Grannan wrote eloquently about heavy-handed Russo's selective censorship in Parent Trigger flap over paid flacks vs. real advocates. Her fellow Parents Across America (PAA) member Julie Woestehoff also wrote an excellent piece entitled Mercenaries in the corporate reform propaganda war.

While his corporate reform bias isn't in question, Russo likes to pretend he is seemingly above the fray and that he somehow devotes equal skepticism to all sides. He cites a handfull of his posts where he is mildly unflattering of some corporate reforms. Let's put his feigned neutrality to the "Who Stands to Gain?" test coined by the sage Russian philosopher, since ultimately that's the question people have been asking about paid corporate education reformers that has Russo in such a tizzy. First and formost we can't forget Russo's employer, Scholastic, made $1,906.1 Million in revenues last year. Secondly, we have to remember that he's not a volunteer activist, or even an unpaid blogger. Instead, he's paid by one of the largest education companies to write about various topics that are most typically centered around what eventually will bring in more profits to his employer. Who stands to gain? Corporate reforms like Corporate Core and other scripted curriculum mean more profits for Scholastic, which, in turn, will ensure Russo continued employment. This is probably why he's so sensitive when his idols Rhee, Romero, Petruzzi, and Austin are rightfully accused of being hired guns, since he's one himself.
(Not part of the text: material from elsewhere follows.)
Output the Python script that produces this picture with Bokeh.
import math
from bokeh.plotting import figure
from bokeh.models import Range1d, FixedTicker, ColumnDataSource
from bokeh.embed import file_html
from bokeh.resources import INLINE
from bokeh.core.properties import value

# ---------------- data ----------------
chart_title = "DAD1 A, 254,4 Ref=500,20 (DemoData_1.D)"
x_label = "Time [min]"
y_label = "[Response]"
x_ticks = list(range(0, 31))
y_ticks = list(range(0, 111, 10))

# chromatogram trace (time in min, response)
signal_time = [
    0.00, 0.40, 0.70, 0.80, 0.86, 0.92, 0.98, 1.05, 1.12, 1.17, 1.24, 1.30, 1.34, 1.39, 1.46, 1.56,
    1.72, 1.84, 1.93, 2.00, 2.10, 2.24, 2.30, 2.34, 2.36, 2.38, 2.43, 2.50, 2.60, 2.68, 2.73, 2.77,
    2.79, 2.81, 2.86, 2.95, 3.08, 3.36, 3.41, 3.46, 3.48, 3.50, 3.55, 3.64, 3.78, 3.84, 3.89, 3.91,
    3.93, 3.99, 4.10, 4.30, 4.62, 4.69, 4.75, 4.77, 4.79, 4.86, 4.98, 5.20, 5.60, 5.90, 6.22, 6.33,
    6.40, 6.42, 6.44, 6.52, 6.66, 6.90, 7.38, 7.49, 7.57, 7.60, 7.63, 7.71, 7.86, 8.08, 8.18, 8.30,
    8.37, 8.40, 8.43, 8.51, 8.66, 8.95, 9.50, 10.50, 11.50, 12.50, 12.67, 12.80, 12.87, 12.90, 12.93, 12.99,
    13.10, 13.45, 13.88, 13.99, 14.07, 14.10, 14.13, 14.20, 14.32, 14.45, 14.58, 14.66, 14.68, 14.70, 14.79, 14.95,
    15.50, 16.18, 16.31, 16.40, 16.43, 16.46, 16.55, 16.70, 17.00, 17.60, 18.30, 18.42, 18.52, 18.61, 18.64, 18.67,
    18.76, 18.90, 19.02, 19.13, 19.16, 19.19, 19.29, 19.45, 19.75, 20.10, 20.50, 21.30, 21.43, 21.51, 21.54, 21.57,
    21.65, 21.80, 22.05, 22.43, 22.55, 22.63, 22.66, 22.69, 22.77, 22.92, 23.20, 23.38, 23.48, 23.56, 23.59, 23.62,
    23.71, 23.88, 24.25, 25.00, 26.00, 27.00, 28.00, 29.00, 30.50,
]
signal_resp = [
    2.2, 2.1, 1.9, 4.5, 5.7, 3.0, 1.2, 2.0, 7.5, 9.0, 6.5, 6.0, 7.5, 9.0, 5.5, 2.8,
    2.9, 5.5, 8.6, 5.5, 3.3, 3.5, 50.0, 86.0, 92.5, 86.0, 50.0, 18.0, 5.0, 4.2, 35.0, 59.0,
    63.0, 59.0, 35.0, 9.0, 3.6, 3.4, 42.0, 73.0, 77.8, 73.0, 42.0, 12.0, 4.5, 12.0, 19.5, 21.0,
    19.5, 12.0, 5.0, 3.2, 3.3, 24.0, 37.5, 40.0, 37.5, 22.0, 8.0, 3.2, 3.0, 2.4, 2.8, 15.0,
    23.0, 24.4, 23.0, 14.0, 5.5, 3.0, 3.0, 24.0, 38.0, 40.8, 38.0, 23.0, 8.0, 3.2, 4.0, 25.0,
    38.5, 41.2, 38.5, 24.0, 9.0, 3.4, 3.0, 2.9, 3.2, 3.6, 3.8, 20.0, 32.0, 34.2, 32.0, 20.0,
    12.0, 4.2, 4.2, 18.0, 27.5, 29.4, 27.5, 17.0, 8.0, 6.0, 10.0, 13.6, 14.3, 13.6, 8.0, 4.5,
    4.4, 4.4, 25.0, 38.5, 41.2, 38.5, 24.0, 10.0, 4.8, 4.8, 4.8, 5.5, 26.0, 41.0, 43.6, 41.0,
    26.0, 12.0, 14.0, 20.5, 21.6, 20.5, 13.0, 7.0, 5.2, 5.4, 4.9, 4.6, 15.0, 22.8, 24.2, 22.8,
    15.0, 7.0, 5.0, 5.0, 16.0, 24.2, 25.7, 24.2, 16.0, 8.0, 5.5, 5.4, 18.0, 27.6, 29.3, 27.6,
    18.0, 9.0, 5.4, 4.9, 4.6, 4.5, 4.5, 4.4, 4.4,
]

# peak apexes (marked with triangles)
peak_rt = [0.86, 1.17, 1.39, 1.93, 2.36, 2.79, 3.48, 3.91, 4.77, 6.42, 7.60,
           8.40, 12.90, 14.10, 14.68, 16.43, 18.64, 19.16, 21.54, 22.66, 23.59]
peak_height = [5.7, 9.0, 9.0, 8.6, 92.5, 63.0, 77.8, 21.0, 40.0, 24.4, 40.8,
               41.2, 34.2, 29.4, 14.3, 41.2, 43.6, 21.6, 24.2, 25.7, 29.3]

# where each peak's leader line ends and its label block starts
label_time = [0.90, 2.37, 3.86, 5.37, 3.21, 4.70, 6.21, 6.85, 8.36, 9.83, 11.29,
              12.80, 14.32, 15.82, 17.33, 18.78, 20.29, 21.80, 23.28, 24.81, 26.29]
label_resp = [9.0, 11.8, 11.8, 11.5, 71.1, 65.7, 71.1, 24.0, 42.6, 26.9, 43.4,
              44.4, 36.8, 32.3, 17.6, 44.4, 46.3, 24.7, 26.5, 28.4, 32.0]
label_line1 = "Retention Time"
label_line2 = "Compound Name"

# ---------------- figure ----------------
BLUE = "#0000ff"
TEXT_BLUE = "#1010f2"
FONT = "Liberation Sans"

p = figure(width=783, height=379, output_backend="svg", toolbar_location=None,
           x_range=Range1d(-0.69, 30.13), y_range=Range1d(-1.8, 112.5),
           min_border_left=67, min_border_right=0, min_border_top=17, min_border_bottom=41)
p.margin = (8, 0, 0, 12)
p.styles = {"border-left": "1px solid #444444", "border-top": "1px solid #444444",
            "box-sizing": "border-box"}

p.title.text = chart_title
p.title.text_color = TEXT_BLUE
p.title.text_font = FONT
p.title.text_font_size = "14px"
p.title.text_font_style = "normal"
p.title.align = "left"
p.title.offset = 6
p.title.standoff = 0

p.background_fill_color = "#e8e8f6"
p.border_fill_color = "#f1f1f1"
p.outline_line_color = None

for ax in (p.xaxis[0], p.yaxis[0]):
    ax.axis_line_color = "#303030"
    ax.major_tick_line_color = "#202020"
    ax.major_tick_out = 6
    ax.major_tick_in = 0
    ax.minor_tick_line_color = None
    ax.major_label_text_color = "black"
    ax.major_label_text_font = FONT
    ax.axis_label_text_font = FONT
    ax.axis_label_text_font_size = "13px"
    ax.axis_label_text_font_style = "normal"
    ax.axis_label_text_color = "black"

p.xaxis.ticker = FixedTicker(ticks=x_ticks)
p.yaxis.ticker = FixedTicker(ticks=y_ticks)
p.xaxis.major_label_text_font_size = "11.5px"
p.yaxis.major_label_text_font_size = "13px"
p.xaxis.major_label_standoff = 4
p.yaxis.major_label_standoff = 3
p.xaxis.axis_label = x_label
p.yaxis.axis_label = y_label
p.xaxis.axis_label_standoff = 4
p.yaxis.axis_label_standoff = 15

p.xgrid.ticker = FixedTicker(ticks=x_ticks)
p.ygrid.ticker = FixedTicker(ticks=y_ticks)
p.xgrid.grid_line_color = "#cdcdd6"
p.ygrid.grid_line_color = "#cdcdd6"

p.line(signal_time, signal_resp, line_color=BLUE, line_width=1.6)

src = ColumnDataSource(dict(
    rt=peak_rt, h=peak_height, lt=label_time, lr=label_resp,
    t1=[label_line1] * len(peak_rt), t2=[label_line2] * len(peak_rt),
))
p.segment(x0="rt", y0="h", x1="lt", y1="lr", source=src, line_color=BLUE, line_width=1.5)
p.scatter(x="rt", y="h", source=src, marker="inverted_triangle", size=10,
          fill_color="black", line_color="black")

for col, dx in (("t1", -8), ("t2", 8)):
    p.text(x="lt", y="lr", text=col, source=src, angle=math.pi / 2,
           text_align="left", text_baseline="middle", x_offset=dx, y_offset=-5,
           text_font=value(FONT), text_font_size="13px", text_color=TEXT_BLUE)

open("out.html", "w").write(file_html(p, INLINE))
Hence Russo couldn't leave Woestehoff and Grannan's valid criticisms of both himself and his corporate reform colleagues unchallenged. Indeed he launched a full scale smear campaign against PAA, leveling accusations that they are "white, middle-class, middle-aged types," who are "coming at education reform from a less immediate and compelling perspective" and further says "it isn't really clear whether PAA represents any great number of young low-income minority parents who have a direct and immediate interest in making low-performing, neglected schools better." I would ask Russo this directly, but he tends to ignore me or respond with obtuse misdirections: since corporate education reform is funded by Walton, DeVos, Broad, Bradley, Gates, Koch, Hastings, Dell, Powell-Jobs, Scaife, Tilson, et al. can he name one of the entities from that list that meet his criteria? Taking just the funders from the above mentioned Parent Revolution, can Russo tell me who out of that group of plutocrats are "low-income minority parents?" Or perhaps he's referring to Parent Revolution's leader (and it's not Maggie Gyllenhaal) who lives in a 1.2 million dollar home in an area of Beverly Hills that's 87.5% white. Despicable, duplicitous, and disgusting.

I left the following comment under Russo's recent piece. He typically deletes or edits my comments, so it's good to have a record of the original:

Wow! One of the biggest cheerleaders for corporate "reforms" savaging one of the few genuine parent movements in the country. Who would have expected that?

I'm not a member of PAA, because I'm not a parent. If I was, I'd join in a second because their policies precisely reflect those of all the families that I do countless hours of VOLUNTEER work with in my impoverished community [1]. I think PAA are actually not critical enough of the other side, whose motives are as clear as the six figure salaries they receive. Mr. Russo, show me a PAA leader paid Gloria Romero, Michelle Rhee, or Ben Austin type money, and I'll make a public apology right here.

[1] http://projects.latimes.com/mapping-la/neighborhoods/neighborhood/westlake/

Several of the PAA founding members, including those of color who take righteous exception to Russo casting them as white and middle-class, have commented there. But as I argued in my first polemic against Russo, there's a serious power imbalance on every level between those forces heralding corporate education reform and grassroots resistance to that selfsame neoliberal agenda. Our very own Professor P. L. Thomas discusses such an "unfair imbalance of power" in his very erudite Does Tone Matter in the Education Reform Debate? far better than I am able to articulate. Interestingly Thomas' essay mentions yet another Russo attack on Professor Diane Ravitch. We must continue to point out that these power imbalances exist, and that they are manifestations of system that hinges on our oppressors maintaining those imbalances at all costs. In that regard Russo is merely a mouthpiece for those really in power, and a shrill and servile one at that.